Consequences for previous and future studies.

(a) The transcriptomic ruler was applied to all studies deposited in the SPELL database24, which showed that >50% of the studies has a developmental component, which is unintentional in 26% of all cases. (b) In a follow-up experiment the influence of food-source (Escherichia coli in yellow and Erwinia rhapontici in green) was shown to have a small but significant impact on the speed of development, C. elegans develops faster on E. rhapontici (R2 = 0.63, p < 0.001; also see Supplementary discussion).

In conclusion, we present here the first intensive time-series analysis of gene regulatory dynamics during adolescence in C. elegans, the attainment of a reproductively viable adult from larval tissues. We show that transcription levels can change surprisingly fast (in ~1 hour) and that transcription-factor-, histone- and nucleosome-genes are particularly affected. The identified genes in the dynamic patterns are prone to either purifying- or diversifying-selection leading to variation in the arrangements of polymorphisms.
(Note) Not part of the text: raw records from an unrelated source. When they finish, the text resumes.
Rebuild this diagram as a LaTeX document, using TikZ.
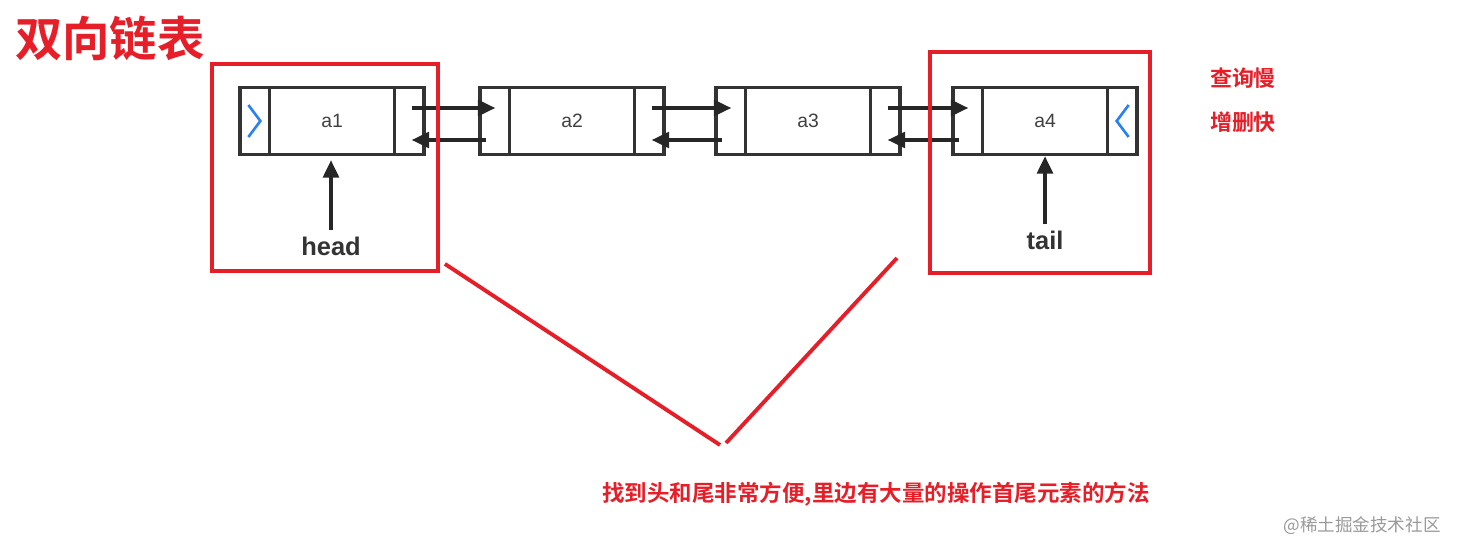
\documentclass[tikz,border=0pt]{standalone}
\usepackage{fontspec}
\setmainfont{Liberation Sans}
\newfontfamily\cjk{Noto Sans CJK SC}
\newfontfamily\cjkbold{Noto Sans CJK SC Bold}
\usetikzlibrary{arrows.meta,positioning,calc}
\definecolor{markred}{RGB}{230,30,40}
\definecolor{chevblue}{RGB}{40,130,240}
\tikzset{
  cell/.style = {draw=black!80, line width=1.9pt, minimum width=3.68cm, minimum height=1.34cm, inner sep=0pt, font=\fontsize{11}{13}\selectfont\color{black!75}},
  link/.style = {-{Triangle[length=10pt,width=9pt]}, line width=2.1pt, black!85},
  redbox/.style = {draw=markred, line width=2.2pt},
}
\begin{document}
\begin{tikzpicture}[x=0.02cm, y=-0.02cm]
\useasboundingbox (0,0) rectangle (1460,554);

% Title and notes
\node[font=\cjkbold\fontsize{27}{29}\selectfont, text=markred] (title) at (110,38) {双向链表};
\node[font=\cjkbold\fontsize{12.5}{14}\selectfont, text=markred] (slow) at (1243,78) {查询慢};
\node[font=\cjkbold\fontsize{12.5}{14}\selectfont, text=markred] (fast) at (1243,122) {增删快};

% Cells
\node[cell] (a1) at (332,121) {a1};
\node[cell] (a2) at (572,121) {a2};
\node[cell] (a3) at (808,121) {a3};
\node[cell] (a4) at (1045,121) {a4};
\foreach \c in {a1,a2,a3,a4} {
  \draw[black!80, line width=1.9pt] ($(\c.north west)+(31,0)$) -- ($(\c.south west)+(31,0)$);
  \draw[black!80, line width=1.9pt] ($(\c.north east)+(-31,0)$) -- ($(\c.south east)+(-31,0)$);
}
\draw[chevblue, line width=1.5pt] ($(a1.west)+(10,-16)$) -- ($(a1.west)+(22,0)$) -- ($(a1.west)+(10,16)$);
\draw[chevblue, line width=1.5pt] ($(a4.east)+(-10,-16)$) -- ($(a4.east)+(-22,0)$) -- ($(a4.east)+(-10,16)$);

% Links
\foreach \p/\n in {a1/a2, a2/a3, a3/a4} {
  \draw[link] ($(\p.east)+(-14,-13)$) -- ($(\n.west)+(17,-13)$);
  \draw[link] ($(\n.west)+(8,19)$) -- ($(\p.east)+(-14,19)$);
}

% Head and tail
\node[font=\bfseries\fontsize{14.5}{16}\selectfont, text=black!80] (head) at (331,246) {head};
\node[font=\bfseries\fontsize{14.5}{16}\selectfont, text=black!80] (tail) at (1045,240) {tail};
\draw[link] (head.north) -- ($(a1.south)+(-1,4)$);
\draw[link] (tail.north) -- (a4.south);

% Marks
\node[redbox, minimum width=4.52cm, minimum height=4.14cm] (left) at (325,167.5) {};
\node[redbox, minimum width=4.4cm, minimum height=4.42cm] (right) at (1040,162.5) {};
\coordinate (vl) at (720,445);
\coordinate (vr) at (726,443);
\draw[markred, line width=2.2pt] ($(left.south east)+(5,-9)$) -- (vl);
\draw[markred, line width=2.2pt] (vr) -- (897,258);
\node[font=\cjkbold\fontsize{12.8}{15}\selectfont, text=markred] (note) at (876,494) {找到头和尾非常方便,里边有大量的操作首尾元素的方法};
\node[font=\cjk\fontsize{10}{12}\selectfont, text=black!40] (mark) at (1362,526) {@稀土掘金技术社区};
\end{tikzpicture}
\end{document}
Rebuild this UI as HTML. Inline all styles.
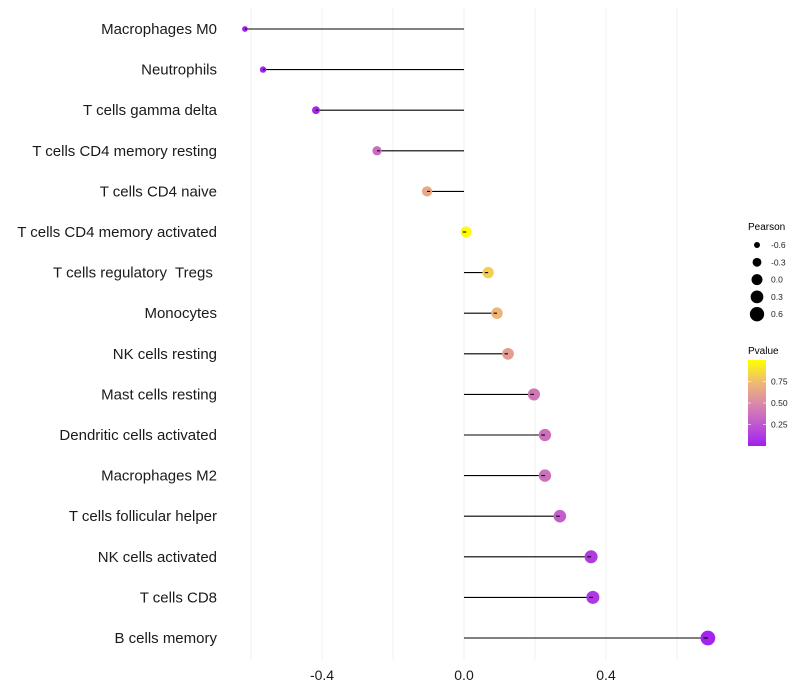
<!DOCTYPE html>
<html><head><meta charset="utf-8"><style>
body{margin:0;background:#fff;font-family:"Liberation Sans",sans-serif}
svg{display:block}
text{white-space:pre}
</style></head><body>
<svg id="chart" width="800" height="700" xmlns="http://www.w3.org/2000/svg">
<defs><linearGradient id="pg" x1="0" y1="1" x2="0" y2="0">
<stop offset="0" stop-color="#A020F0"/><stop offset="0.25" stop-color="#C058D0"/><stop offset="0.5" stop-color="#DA8AA8"/><stop offset="0.75" stop-color="#F0BC70"/><stop offset="1" stop-color="#FFFF00"/>
</linearGradient></defs>
<g id="grid"></g>
<g id="marks"></g>
<g id="ylabels"></g>
<g id="xlabels"></g>
<g id="sizeLegend">
<text x="748" y="230" font-size="10" fill="#000">Pearson</text>
</g>
<g>
<text x="748" y="354" font-size="10" fill="#000">Pvalue</text>
<rect x="748" y="360" width="18" height="86" fill="url(#pg)"/>
<g id="cbticks"></g>
</g>
</svg>
<script>
const categories=["Macrophages M0","Neutrophils","T cells gamma delta","T cells CD4 memory resting","T cells CD4 naive","T cells CD4 memory activated","T cells regulatory  Tregs ","Monocytes","NK cells resting","Mast cells resting","Dendritic cells activated","Macrophages M2","T cells follicular helper","NK cells activated","T cells CD8","B cells memory"];
const pearson=[-0.617,-0.566,-0.417,-0.245,-0.104,0.006,0.068,0.093,0.124,0.197,0.228,0.228,0.270,0.358,0.363,0.687];
const pvalues=[0.001,0.005,0.02,0.35,0.65,0.98,0.82,0.72,0.6,0.4,0.37,0.37,0.28,0.12,0.11,0.02];
const xTicks=[-0.4,0.0,0.4];
const xGrid=[-0.6,-0.4,-0.2,0,0.2,0.4,0.6];
const sizeLegendVals=[-0.6,-0.3,0.0,0.3,0.6];
const cbTicks=[0.25,0.5,0.75];

const NS="http://www.w3.org/2000/svg";
const xs=v=>464+v*355;
const ys=i=>29+i*40.6;
const rs=v=>Math.sqrt(Math.max(4,30+35*v));
const stops=[[0,[160,32,240]],[0.25,[192,88,208]],[0.5,[218,138,168]],[0.75,[240,188,112]],[1,[255,255,0]]];
function col(p){for(let i=0;i<stops.length-1;i++){const [a,ca]=stops[i],[b,cb]=stops[i+1];if(p<=b){const t=(p-a)/(b-a);return "rgb("+ca.map((c,k)=>Math.round(c+(cb[k]-c)*t)).join(",")+")";}}return "rgb(255,255,0)";}
function mk(tag,attrs,parent){const e=document.createElementNS(NS,tag);for(const k in attrs)e.setAttribute(k,attrs[k]);parent.appendChild(e);return e;}
const grid=document.getElementById('grid'),marks=document.getElementById('marks'),yl=document.getElementById('ylabels'),xl=document.getElementById('xlabels');
xGrid.forEach(v=>{const l=mk('line',{x1:xs(v),x2:xs(v),y1:8,y2:660,stroke:"#f0f0f0","stroke-width":1},grid);

});
categories.forEach((c,i)=>{
const y=ys(i);
const t=mk('text',{x:217,y:y+5,"text-anchor":"end","font-size":15,fill:"#1a1a1a"},yl);t.textContent=c;


const ln=mk('line',{x1:xs(0),x2:xs(pearson[i]),y1:y,y2:y,stroke:"#000","stroke-width":1.1},marks);


const d=mk('circle',{cx:xs(pearson[i]),cy:y,r:rs(pearson[i]),fill:col(pvalues[i])},marks);


const dir=pearson[i]>=0?-1:1;
const ln2=mk('line',{x1:xs(pearson[i]),x2:xs(pearson[i])+dir*rs(pearson[i])*0.6,y1:y,y2:y,stroke:"#000","stroke-width":1.1},marks);


});
xTicks.forEach(v=>{const t=mk('text',{x:xs(v),y:680,"text-anchor":"middle","font-size":14,fill:"#1a1a1a"},xl);t.textContent=v.toFixed(1);

});
const sl=document.getElementById('sizeLegend');
sizeLegendVals.forEach((v,i)=>{const y=245+i*17.3;
const c=mk('circle',{cx:757,cy:y,r:rs(v),fill:"#000"},sl);


const t=mk('text',{x:771,y:y+3,"font-size":8.5,fill:"#222"},sl);t.textContent=v.toFixed(1);

});
const cbt=document.getElementById('cbticks');
cbTicks.forEach(v=>{const y=446-v*86;
mk('line',{x1:748,x2:751,y1:y,y2:y,stroke:"#fff","stroke-opacity":0.6},cbt);
mk('line',{x1:763,x2:766,y1:y,y2:y,stroke:"#fff","stroke-opacity":0.6},cbt);
const t=mk('text',{x:771,y:y+3,"font-size":8.5,fill:"#222"},cbt);t.textContent=v.toFixed(2);

});
</script>
</body></html>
We show that the results generated by L4 gene expression studies in C. elegans are sensitive to variation in development and illustrate that interpretation of data without knowledge of the expression dynamics can influence the outcome of studies. Given the increasing application of large-scale gene expression studies, using expression dynamics enables an even better interpretation of the results.

Methods

Detailed information available in the Supplementary Methods and Materials. Caenorhabditis elegans strain Bristol N2 was grown on NGM at 20°C with E. coli OP50 as food source30. Morphological changes in worms between the age of 48 and 67 hours after synchronisation were detected by analysing pictures of individual worms that were taken at a magnification of 100×. Samples for microarray analysis were drawn every hour between 44 and 58 hours after synchronisation by bleaching. RNA was isolated with either a RNEasy Micro Kit from Qiagen or with use of a Maxwell® 16 AS2000 instrument with a Maxwell® 16 LEV simplyRNA Tissue Kit (both Promega). After RNA isolation, one, two or three independent replicates per time point were analysed with microarrays (C. elegans (V2) Gene Expression Micorarray 4X44K slides from Agilent) following the ‘Two-Color Microarray-Based Gene Expression Analysis’-protocol from Agilent. Data were extracted with the Agilent Feature Extraction Software. All statistical analyses were performed in the ‘R’ statistical programming software (version 2.13.1 × 64). For normalization the Limma package was used with for Agilent array recommended settings31. For k-means clustering, 20 iterations on 10 different starting situations were performed. Twelve k-means clusters were formed to be able to visualise gene expression changes properly. Enrichment studies were done using a hyper-geometric test. The physical distance from a gene to its closest neighbour within its k-means cluster was measured as the distance from start-site to start-site. The mutation frequency19 of the genes from the k-means clusters was calculated using a permutation analysis. Heat-maps were constructed with the ‘heatmap’ function. Data of published gene expression studies were obtained from SPELL24. Bacteria and genotypes for the bacterial food experiment are from20. Data was stored in WormQTL32,33 (www.WormQTL.org).